The village of Oumesnat consists of an assortment of houses many of which are built on top of the remains of older crumbling constructions and some of which are propped up on stilts as they cling to the rock face. Visitors to the village should seek out La Maison Traditionelle where the resident Berber family offers fascinating insight into the culture and daily living routines of the villagers.
Anameur is located at the source of natural spring, while the village of Tazoulte has an ancient Jewish cemetery which may be of historical interest. It may be noted that, although the Jewish community left the area some years ago, much of the silverware in the region has Jewish symbols inscribed on it as they were traditionally the silversmiths of the region.
The highest village of the Ameln Valley is Tagoudiche, or Tagdichte. The road is rough and best traveled by 4×4 or on foot, but the view is worth the effort. Up past the village is a black igneous dyke (crystalized molten rock) and a pilgrimage site. Just north, past the sparsely populated village of Tirnmatmat, there are rock carvings of hunters and animals that are believed to be prehistoric. There is also a trekking route along the ridge south of the village which offers spectacular views of the Ameln Valley.

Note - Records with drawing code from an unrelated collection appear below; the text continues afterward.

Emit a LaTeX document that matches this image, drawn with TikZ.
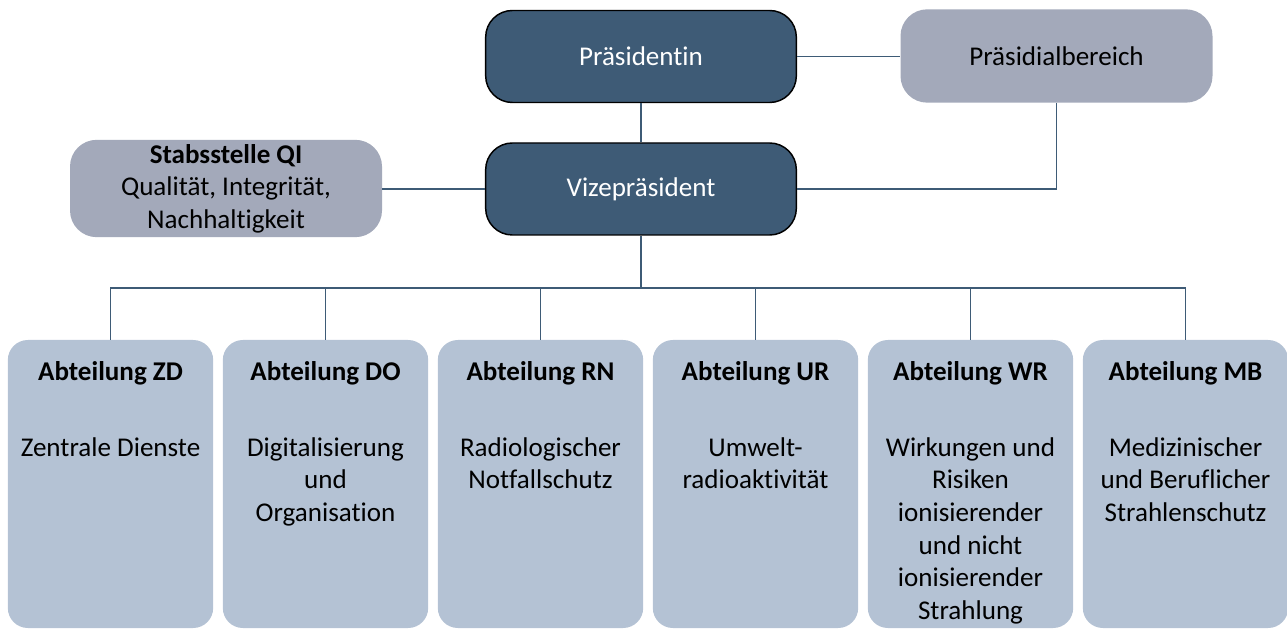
\documentclass[tikz,border=0pt]{standalone}
\usepackage{fontspec}
\setmainfont{Carlito}[Ligatures=NoCommon]
\definecolor{darkbox}{HTML}{3E5B76}
\definecolor{graybox}{HTML}{A3A9BA}
\definecolor{lightbox}{HTML}{B4C2D4}
\definecolor{linec}{HTML}{3E5B76}
\begin{document}
\begin{tikzpicture}[x=0.75pt,y=-0.75pt,
  every node/.style={font=\fontsize{20.3}{24.5}\selectfont},
  topbox/.style={draw=black,line width=1.1pt,fill=darkbox,text=white,rounded corners=20pt,
    minimum width=233pt,minimum height=69pt,inner sep=0pt},
  sidebox/.style={fill=graybox,text=black,rounded corners=20pt,
    minimum width=234pt,minimum height=70pt,inner sep=0pt,align=center},
  deptbox/.style={fill=lightbox,rounded corners=15pt,minimum width=154pt,minimum height=216pt,inner sep=0pt},
  depttitle/.style={font=\fontsize{20.3}{24.5}\selectfont\bfseries,inner sep=0pt},
  deptbody/.style={align=center,anchor=north,inner sep=0pt},
  conn/.style={draw=linec,line width=1pt}
]
\useasboundingbox (0,0) rectangle (1287,630);
% top level
\node[topbox] (praes) at (641,56.5) {Präsidentin};
\node[topbox] (vize) at (641,189) {Vizepräsident};
\node[sidebox] (pb) at (1056.5,56) {Präsidialbereich};
\node[sidebox,minimum height=73pt] (stabs) at (226,188.5) {\textbf{Stabsstelle QI}\\Qualität, Integrität,\\Nachhaltigkeit};
% departments
\foreach \n/\x in {zd/110.5,do/325.5,rn/540.5,ur/755.5,wr/970.5,mb/1185.5}{
  \node[deptbox] (\n) at (\x,484) {};
}
\node[depttitle] (zdt) at (110.5,373) {Abteilung ZD};
\node[depttitle] (dot) at (325.5,373) {Abteilung DO};
\node[depttitle] (rnt) at (540.5,373) {Abteilung RN};
\node[depttitle] (urt) at (755.5,373) {Abteilung UR};
\node[depttitle] (wrt) at (970.5,373) {Abteilung WR};
\node[depttitle] (mbt) at (1185.5,373) {Abteilung MB};
\node[deptbody] (zdb) at (110.5,437) {Zentrale Dienste};
\node[deptbody] (dob) at (325.5,437) {Digitalisierung\\und\\Organisation};
\node[deptbody] (rnb) at (540.5,437) {Radiologischer\\Notfallschutz};
\node[deptbody] (urb) at (755.5,437) {Umwelt-\\radioaktivität};
\node[deptbody] (wrb) at (970.5,437) {Wirkungen und\\Risiken\\ionisierender\\und nicht\\ionisierender\\Strahlung};
\node[deptbody] (mbb) at (1185.5,437) {Medizinischer\\und Beruflicher\\Strahlenschutz};
% connectors
\draw[conn] (praes) -- (vize);
\draw[conn] (praes.east) -- (pb.west |- praes.east);
\draw[conn] (pb.south) |- (vize.east);
\draw[conn] (stabs.east |- vize.west) -- (vize.west);
\coordinate (bus) at (641,288);
\draw[conn] (vize.south) -- (bus);
\draw[conn] (zd.north) |- (bus) -| (mb.north);
\foreach \n in {do,rn,ur,wr}{
  \draw[conn] (bus -| \n.north) -- (\n.north);
}
\end{tikzpicture}
\end{document}
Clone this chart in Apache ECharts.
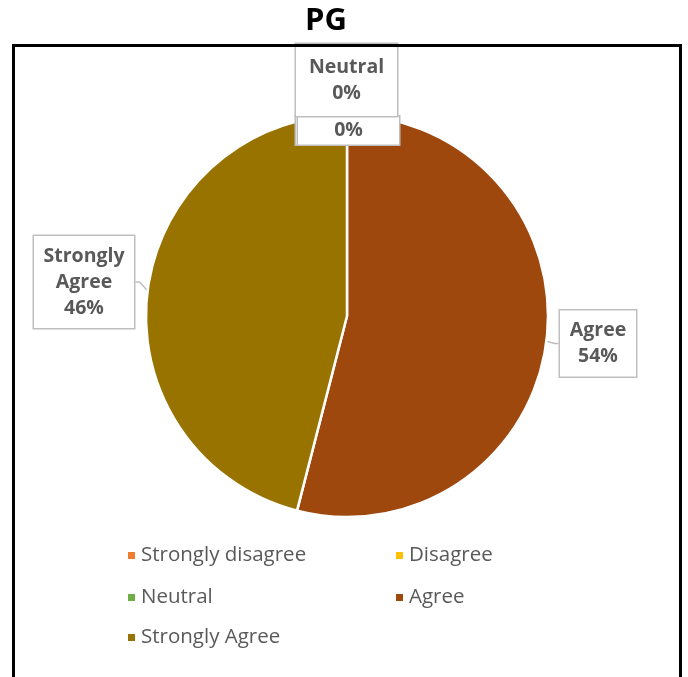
<!DOCTYPE html>
<html>
<head>
<meta charset="utf-8">
<script src="https://cdn.jsdelivr.net/npm/echarts@6/dist/echarts.min.js"></script>
<style>html,body{margin:0;padding:0;background:#fff}#c{width:688px;height:677px}</style>
</head>
<body>
<div id="c"></div>
<script>
const categories = ['Strongly disagree', 'Disagree', 'Neutral', 'Agree', 'Strongly Agree'];
const values = [0, 0, 0, 54, 46];
const colors = ['#ED7D31', '#FFC000', '#70AD47', '#9E480E', '#997300'];
const showName = [false, false, true, true, true];
const showLabel = [true, true, true, true, true];
const chartTitle = 'PG';

const chart = echarts.init(document.getElementById('c'), null, {renderer: 'canvas'});
const FONT = '"Open Sans", sans-serif';

// label box centres (layout)
const labelPos = {
  0: {x: 346.5, y: 130.5, w: 85, pad: [1, 8]},
  1: {x: 348.5, y: 130.5, w: 85, pad: [1, 8]},
  2: {x: 346.5, y: 80, w: 85, pad: [10, 8]},
  3: {x: 598, y: 343.5, w: 58, pad: [7, 9]},
  4: {x: 84, y: 282, w: 84, pad: [7, 8]}
};

const legendSlots = [
  {left: 126, top: 545},
  {left: 394, top: 545},
  {left: 126, top: 587},
  {left: 394, top: 587},
  {left: 126, top: 627}
];

const option = {
  animation: false,
  title: {
    text: chartTitle,
    left: 326, top: 6, textAlign: 'center', padding: 0,
    textStyle: {fontFamily: FONT, fontWeight: 'bold', fontSize: 31, color: '#000'}
  },
  color: colors,
  legend: categories.map((c, i) => ({
    data: [c],
    left: legendSlots[i].left, top: legendSlots[i].top,
    padding: 0,
    icon: 'rect', itemWidth: 9, itemHeight: 9, itemGap: 0, itemTextGap: 9,
    selectedMode: false,
    textStyle: {fontFamily: FONT, fontSize: 20.5, color: '#595959'}
  })),
  graphic: [{
    type: 'rect', z: 100, silent: true,
    shape: {x: 13.5, y: 45.5, width: 667, height: 660},
    style: {fill: 'none', stroke: '#000', lineWidth: 3}
  }],
  series: [{
    type: 'pie',
    center: [347, 316],
    radius: 201,
    startAngle: 90,
    clockwise: true,
    avoidLabelOverlap: false,
    stillShowZeroSum: true,
    itemStyle: {borderColor: '#fff', borderWidth: 2.5},
    data: categories.map((c, i) => ({
      name: c, value: values[i],
      itemStyle: {color: colors[i]},
      label: {show: showLabel[i], width: labelPos[i].w, padding: labelPos[i].pad},
      labelLine: {show: i >= 3}
    })),
    label: {
      show: true,
      position: 'outside',
      formatter: p => (showName[p.dataIndex] ? p.name.replace(' ', '\n') + '\n' : '') + Math.round(p.percent) + '%',
      fontFamily: FONT, fontWeight: 'bold', fontSize: 19.5, lineHeight: 26,
      color: '#595959', align: 'center',
      backgroundColor: '#fff', borderColor: '#BFBFBF', borderWidth: 1.5,
      padding: [6, 8]
    },
    labelLine: {length: 4, length2: 4, lineStyle: {color: '#BFBFBF', width: 1.5}},
    labelLayout: p => {
      const lp = labelPos[p.dataIndex];
      return {x: lp.x, y: lp.y, align: 'center', verticalAlign: 'middle'};
    }
  }]
};
chart.setOption(option);
</script>
</body>
</html>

One of the more popular ways of exploring the valley is on foot, as the distances between villages are not too daunting. Alternatively, bicycles or taxis can be hired. Rock climbing enthusiasts will find plenty of opportunities available on the primarily quartzite rock face of Jebel el Kest and Adrar Mkorn. There is no accommodation in the villages, and it’s generally a good idea to use Tafraoute as a base when exploring Ameln Valley.